■ **Stated goal**
Exactly the lines from the one with "Emit a Python" through the one with "CAT_FS = 13" should be returned, both ends included and nothing else. Omit any pictures.

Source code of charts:

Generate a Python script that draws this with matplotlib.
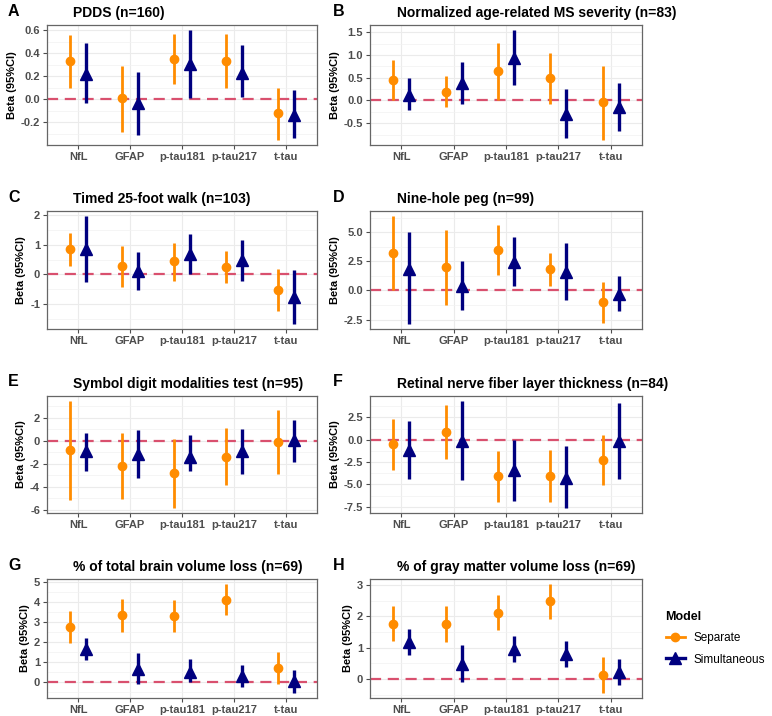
import matplotlib
matplotlib.use("Agg")
import matplotlib.pyplot as plt
from matplotlib.lines import Line2D
from matplotlib.ticker import MultipleLocator, FuncFormatter

plt.rcParams['font.family'] = ['Liberation Sans', 'DejaVu Sans']

biomarkers = ["NfL", "GFAP", "p-tau181", "p-tau217", "t-tau"]
panel_letters = ["A", "B", "C", "D", "E", "F", "G", "H"]
titles = [
    "PDDS (n=160)",
    "Normalized age-related MS severity (n=83)",
    "Timed 25-foot walk (n=103)",
    "Nine-hole peg (n=99)",
    "Symbol digit modalities test (n=95)",
    "Retinal nerve fiber layer thickness (n=84)",
    "% of total brain volume loss (n=69)",
    "% of gray matter volume loss (n=69)",
]

# Separate model: estimate, lower, upper
sep_est = [
    [0.33, 0.01, 0.35, 0.33, -0.12],
    [0.46, 0.19, 0.64, 0.50, -0.04],
    [0.84, 0.28, 0.44, 0.25, -0.51],
    [3.20, 2.00, 3.45, 1.80, -1.00],
    [-0.75, -2.15, -2.75, -1.40, -0.05],
    [-0.50, 0.85, -4.05, -4.05, -2.30],
    [2.77, 3.35, 3.33, 4.13, 0.70],
    [1.77, 1.76, 2.12, 2.48, 0.14],
]
sep_lo = [
    [0.10, -0.28, 0.13, 0.10, -0.35],
    [0.01, -0.15, 0.01, -0.07, -0.86],
    [0.28, -0.42, -0.21, -0.29, -1.23],
    [0.05, -1.25, 1.30, 0.35, -2.80],
    [-5.10, -5.05, -5.80, -3.85, -2.85],
    [-3.40, -2.20, -6.95, -7.00, -5.10],
    [1.93, 2.50, 2.50, 3.35, -0.12],
    [1.20, 1.17, 1.56, 1.93, -0.43],
]
sep_hi = [
    [0.56, 0.29, 0.57, 0.57, 0.10],
    [0.88, 0.53, 1.26, 1.05, 0.75],
    [1.39, 0.97, 1.07, 0.78, 0.20],
    [6.35, 5.20, 5.60, 3.25, 0.75],
    [3.45, 0.70, 0.20, 1.10, 2.70],
    [2.30, 3.90, -1.30, -1.10, 0.50],
    [3.56, 4.17, 4.10, 4.90, 1.52],
    [2.32, 2.33, 2.67, 3.02, 0.72],
]
# Simultaneous model
sim_est = [
    [0.22, -0.03, 0.31, 0.23, -0.14],
    [0.13, 0.38, 0.94, -0.30, -0.14],
    [0.85, 0.12, 0.68, 0.50, -0.77],
    [1.82, 0.38, 2.46, 1.62, -0.33],
    [-0.90, -1.10, -1.40, -0.90, 0.05],
    [-1.20, -0.10, -3.35, -4.25, -0.10],
    [1.66, 0.64, 0.50, 0.31, 0.02],
    [1.19, 0.47, 0.96, 0.81, 0.22],
]
sim_lo = [
    [-0.03, -0.31, 0.01, 0.02, -0.34],
    [-0.20, -0.07, 0.34, -0.83, -0.68],
    [-0.24, -0.52, 0.01, -0.21, -1.65],
    [-2.85, -1.65, 0.35, -0.85, -1.80],
    [-2.60, -3.20, -2.60, -2.85, -1.85],
    [-4.35, -4.50, -6.90, -7.60, -4.35],
    [1.07, -0.13, -0.02, -0.28, -0.55],
    [0.78, -0.10, 0.54, 0.39, -0.20],
]
sim_hi = [
    [0.49, 0.24, 0.60, 0.47, 0.08],
    [0.50, 0.85, 1.54, 0.26, 0.38],
    [1.95, 0.76, 1.35, 1.17, 0.14],
    [5.05, 2.50, 4.55, 4.10, 1.20],
    [0.70, 0.95, 0.55, 1.00, 1.80],
    [2.05, 4.30, 0.00, -0.70, 4.15],
    [2.18, 1.43, 1.12, 0.86, 0.60],
    [1.60, 1.08, 1.37, 1.23, 0.65],
]
y_major_step = [0.2, 0.5, 1, 2.5, 2, 2.5, 1, 1]
y_decimals = [1, 1, 0, 1, 0, 1, 0, 0]

model_labels = ["Separate", "Simultaneous"]
col_sep = "#FF8C00"
col_sim = "#00007F"
ref_col = "#D9506E"

W, H = 772, 716
fig = plt.figure(figsize=(W / 100, H / 100), dpi=100)

col_left = [47, 370]
col_right = [317, 642]
row_top = [25, 211, 396, 579]
row_bot = [145, 329, 513, 698]
title_x = [73, 397]

dodge = 0.155
xs = list(range(1, len(biomarkers) + 1))


def fmt(v, p, d):
    if abs(v) < 1e-9:
        v = 0.0
    return f"{v:.{d}f}"


for i in range(8):
    r, c = divmod(i, 2)
    l, rr, t, b = col_left[c], col_right[c], row_top[r], row_bot[r]
    ax = fig.add_axes([l / W, 1 - b / H, (rr - l) / W, (b - t) / H])
    ax.set_facecolor("white")
    for sp in ax.spines.values():
        sp.set_color("#666666")
        sp.set_linewidth(0.9)
    step = y_major_step[i]
    ax.yaxis.set_major_locator(MultipleLocator(step))
    ax.yaxis.set_minor_locator(MultipleLocator(step / 2))
    d = y_decimals[i]
    ax.yaxis.set_major_formatter(FuncFormatter(lambda v, p, d=d: fmt(v, p, d)))
    ax.grid(which="major", color="#EBEBEB", linewidth=0.8, zorder=0)
    ax.grid(which="minor", axis="y", color="#F2F2F2", linewidth=0.5, zorder=0)
    ax.set_axisbelow(True)

    ax.axhline(0, color=ref_col, linewidth=1.6, dashes=(5, 3), zorder=1)

    for j, x in enumerate(xs):
        ax.plot([x - dodge, x - dodge], [sep_lo[i][j], sep_hi[i][j]], color=col_sep,
                linewidth=2.0, solid_capstyle="butt", zorder=2)
        ax.plot([x + dodge, x + dodge], [sim_lo[i][j], sim_hi[i][j]], color=col_sim,
                linewidth=2.4, solid_capstyle="butt", zorder=2)
    ax.plot([x - dodge for x in xs], sep_est[i], "o", color=col_sep, markersize=6, zorder=3, linestyle="none")
    ax.plot([x + dodge for x in xs], sim_est[i], "^", color=col_sim, markersize=8, zorder=3, linestyle="none")

    ax.set_xlim(0.4, len(biomarkers) + 0.6)
    ax.margins(y=0.05)
    ax.set_xticks(xs)
    ax.set_xticklabels(biomarkers)
    ax.tick_params(axis="both", which="major", labelsize=8, colors="#4D4D4D", length=3, width=0.8, pad=2)
    ax.tick_params(axis="both", which="minor", length=0)
    for lab in ax.get_xticklabels() + ax.get_yticklabels():
        lab.set_fontweight("bold")
        lab.set_color("#4D4D4D")
    ax.set_ylabel("Beta (95%CI)", fontsize=8, fontweight="bold", labelpad=3)

    fig.text(title_x[c] / W, 1 - (row_top[r] - 12) / H, titles[i], fontsize=10, fontweight="bold",
             ha="left", va="center")
    fig.text((8 if c == 0 else 333) / W, 1 - (row_top[r] - 14) / H, panel_letters[i], fontsize=11.5,
             fontweight="bold", ha="left", va="center")

handles = [
    Line2D([0], [0], color=col_sep, marker="o", markersize=6, linewidth=2.0),
    Line2D([0], [0], color=col_sim, marker="^", markersize=8, linewidth=2.4),
]
leg = fig.legend(handles, model_labels, title="Model", loc="upper left",
                 bbox_to_anchor=(655 / W, 1 - 600 / H), frameon=False, fontsize=8.5,
                 title_fontsize=9, handlelength=1.6, labelspacing=0.8, alignment="left")
leg.get_title().set_fontweight("bold")

fig.savefig("out.png", dpi=100)
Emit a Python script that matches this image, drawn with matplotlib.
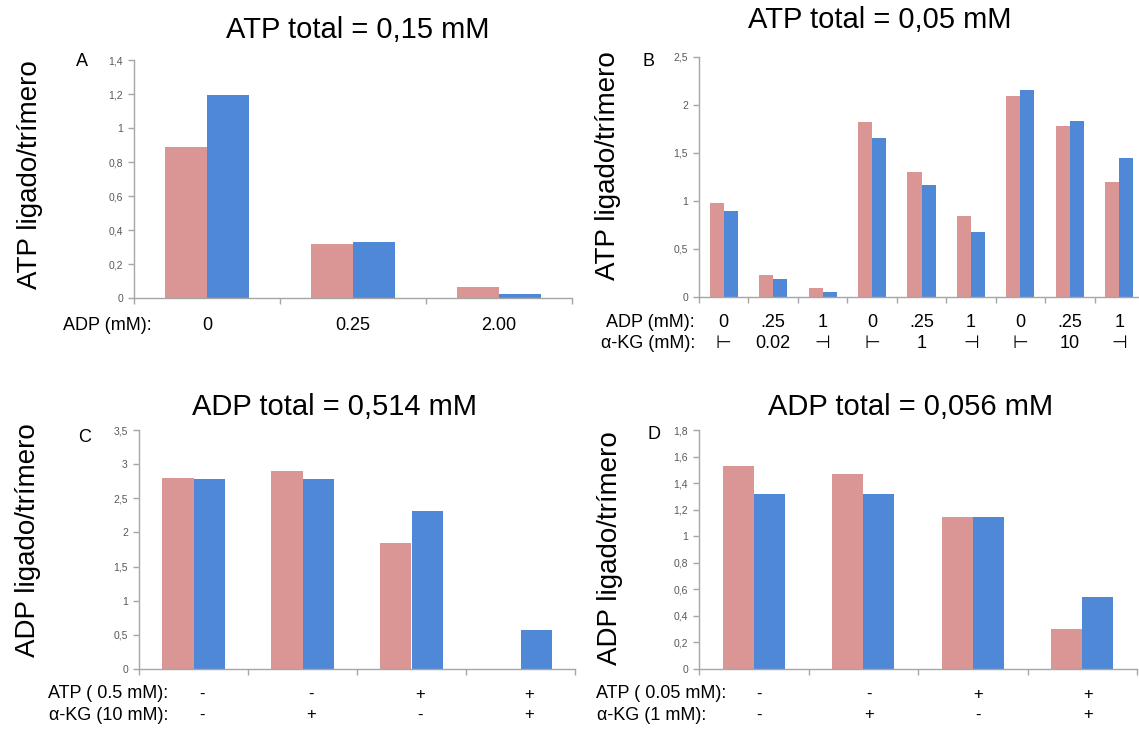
import matplotlib
matplotlib.use("Agg")
import matplotlib.pyplot as plt
import numpy as np
from matplotlib.transforms import blended_transform_factory

# ---- data ----
a_labels = ["0", "0.25", "2.00"]
a_pink = [0.89, 0.32, 0.062]
a_blue = [1.195, 0.331, 0.025]

b_adp = ["0", ".25", "1", "0", ".25", "1", "0", ".25", "1"]
b_kg = ["\u22a2", "0.02", "\u22a3", "\u22a2", "1", "\u22a3", "\u22a2", "10", "\u22a3"]
b_pink = [0.975, 0.233, 0.094, 1.82, 1.30, 0.846, 2.096, 1.78, 1.20]
b_blue = [0.90, 0.19, 0.056, 1.66, 1.17, 0.68, 2.16, 1.835, 1.445]

c_atp = ["-", "-", "+", "+"]
c_kg = ["-", "+", "-", "+"]
c_pink = [2.79, 2.90, 1.84, 0.0]
c_blue = [2.78, 2.78, 2.31, 0.575]

d_atp = ["-", "-", "+", "+"]
d_kg = ["-", "+", "-", "+"]
d_pink = [1.53, 1.467, 1.148, 0.30]
d_blue = [1.316, 1.316, 1.148, 0.541]

PINK = "#D99694"
BLUE = "#4F88D6"
AXC = "#A6A6A6"
TXT = "#595959"
FONT = ["Liberation Sans", "DejaVu Sans"]

plt.rcParams["font.family"] = FONT

W, H = 1139, 729
fig = plt.figure(figsize=(W / 100, H / 100), dpi=100)

TITLE_FS = 21
YLAB_FS = 20
CAT_FS = 13


def px_axes(left, top, right, bottom):
    return fig.add_axes([left / W, 1 - bottom / H, (right - left) / W, (bottom - top) / H])


def panel(ax, pink, blue, ymax, ystep):
    n = len(pink)
    x = np.arange(n)
    bw = 0.285
    ax.bar(x - bw / 2, pink, bw, color=PINK, zorder=2)
    ax.bar(x + bw / 2, blue, bw, color=BLUE, zorder=2)
    ax.set_xlim(-0.5, n - 0.5)
    ax.set_ylim(0, ymax)
    ticks = np.arange(0, ymax + 1e-9, ystep)
    ax.set_yticks(ticks)
    ax.set_yticklabels([f"{t:g}".replace(".", ",") for t in ticks])
    ax.set_xticks(np.arange(n + 1) - 0.5)
    ax.set_xticklabels([])
    for s in ("top", "right"):
        ax.spines[s].set_visible(False)
    for s in ("left", "bottom"):
        ax.spines[s].set_color(AXC)
        ax.spines[s].set_linewidth(1.0)
    ax.tick_params(axis="both", colors=AXC, length=4, width=1.0, labelcolor=TXT,
                   labelsize=7.5)
    ax.tick_params(axis="y", pad=4)


def row(ax, xs, labels, ypix, fs=CAT_FS):
    tr = blended_transform_factory(ax.transData, fig.transFigure)
    for xv, lab in zip(xs, labels):
        ax.text(xv, 1 - ypix / H, lab, transform=tr, ha="center", va="center",
                fontsize=fs, color="black", family=FONT)


def ftext(xp, yp, s, fs, **kw):
    fig.text(xp / W, 1 - yp / H, s, va="center", fontsize=fs, **kw)


# ---- A ----
axA = px_axes(134, 60, 572, 298)
panel(axA, a_pink, a_blue, 1.4, 0.2)
row(axA, range(3), a_labels, 326)
ftext(152, 326, "ADP (mM):", CAT_FS, ha="right")
ftext(358, 30, "ATP total = 0,15 mM", TITLE_FS, ha="center")
ftext(82, 62, "A", 13, ha="center")
ftext(30, 175, "ATP ligado/trímero", YLAB_FS, ha="center", rotation=90)

# ---- B ----
axB = px_axes(699, 57, 1144, 297)
panel(axB, b_pink, b_blue, 2.5, 0.5)
row(axB, range(9), b_adp, 322)
row(axB, range(9), b_kg, 343)
ftext(695, 322, "ADP (mM):", CAT_FS, ha="right")
ftext(695, 343, "\u03b1-KG (mM):", CAT_FS, ha="right")
ftext(880, 20, "ATP total = 0,05 mM", TITLE_FS, ha="center")
ftext(648, 61, "B", 13, ha="center")
ftext(608, 166, "ATP ligado/trímero", YLAB_FS, ha="center", rotation=90)

# ---- C ----
axC = px_axes(139, 430, 575, 669)
panel(axC, c_pink, c_blue, 3.5, 0.5)
row(axC, np.arange(4) + 0.08, c_atp, 694, fs=12)
row(axC, np.arange(4) + 0.08, c_kg, 715, fs=12)
ftext(168, 694, "ATP ( 0.5 mM):", CAT_FS, ha="right")
ftext(168, 715, "\u03b1-KG (10 mM):", CAT_FS, ha="right")
ftext(335, 407, "ADP total = 0,514 mM", TITLE_FS, ha="center")
ftext(85, 437, "C", 13, ha="center")
ftext(28, 540, "ADP ligado/trímero", YLAB_FS, ha="center", rotation=90)

# ---- D ----
axD = px_axes(699, 430, 1137, 669)
panel(axD, d_pink, d_blue, 1.8, 0.2)
row(axD, np.arange(4) + 0.05, d_atp, 694, fs=12)
row(axD, np.arange(4) + 0.05, d_kg, 715, fs=12)
ftext(726, 694, "ATP ( 0.05 mM):", CAT_FS, ha="right")
ftext(706, 715, "\u03b1-KG (1 mM):", CAT_FS, ha="right")
ftext(911, 407, "ADP total = 0,056 mM", TITLE_FS, ha="center")
ftext(654, 435, "D", 13, ha="center")
ftext(610, 548, "ADP ligado/trímero", YLAB_FS, ha="center", rotation=90)

fig.savefig("out.png", dpi=100, facecolor="white")
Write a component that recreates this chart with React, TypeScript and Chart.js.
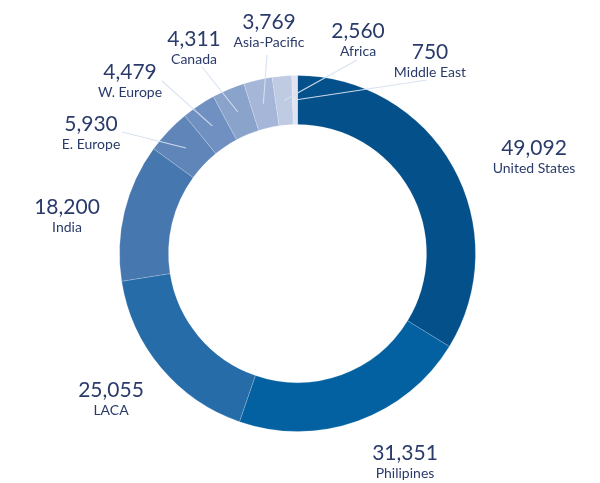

■ **Solution for this task**
Emit a Python script that matches this image, drawn with matplotlib.
import matplotlib
matplotlib.use("Agg")
import matplotlib.pyplot as plt
import numpy as np
from matplotlib.transforms import blended_transform_factory

# ---- data ----
a_labels = ["0", "0.25", "2.00"]
a_pink = [0.89, 0.32, 0.062]
a_blue = [1.195, 0.331, 0.025]

b_adp = ["0", ".25", "1", "0", ".25", "1", "0", ".25", "1"]
b_kg = ["\u22a2", "0.02", "\u22a3", "\u22a2", "1", "\u22a3", "\u22a2", "10", "\u22a3"]
b_pink = [0.975, 0.233, 0.094, 1.82, 1.30, 0.846, 2.096, 1.78, 1.20]
b_blue = [0.90, 0.19, 0.056, 1.66, 1.17, 0.68, 2.16, 1.835, 1.445]

c_atp = ["-", "-", "+", "+"]
c_kg = ["-", "+", "-", "+"]
c_pink = [2.79, 2.90, 1.84, 0.0]
c_blue = [2.78, 2.78, 2.31, 0.575]

d_atp = ["-", "-", "+", "+"]
d_kg = ["-", "+", "-", "+"]
d_pink = [1.53, 1.467, 1.148, 0.30]
d_blue = [1.316, 1.316, 1.148, 0.541]

PINK = "#D99694"
BLUE = "#4F88D6"
AXC = "#A6A6A6"
TXT = "#595959"
FONT = ["Liberation Sans", "DejaVu Sans"]

plt.rcParams["font.family"] = FONT

W, H = 1139, 729
fig = plt.figure(figsize=(W / 100, H / 100), dpi=100)

TITLE_FS = 21
YLAB_FS = 20
CAT_FS = 13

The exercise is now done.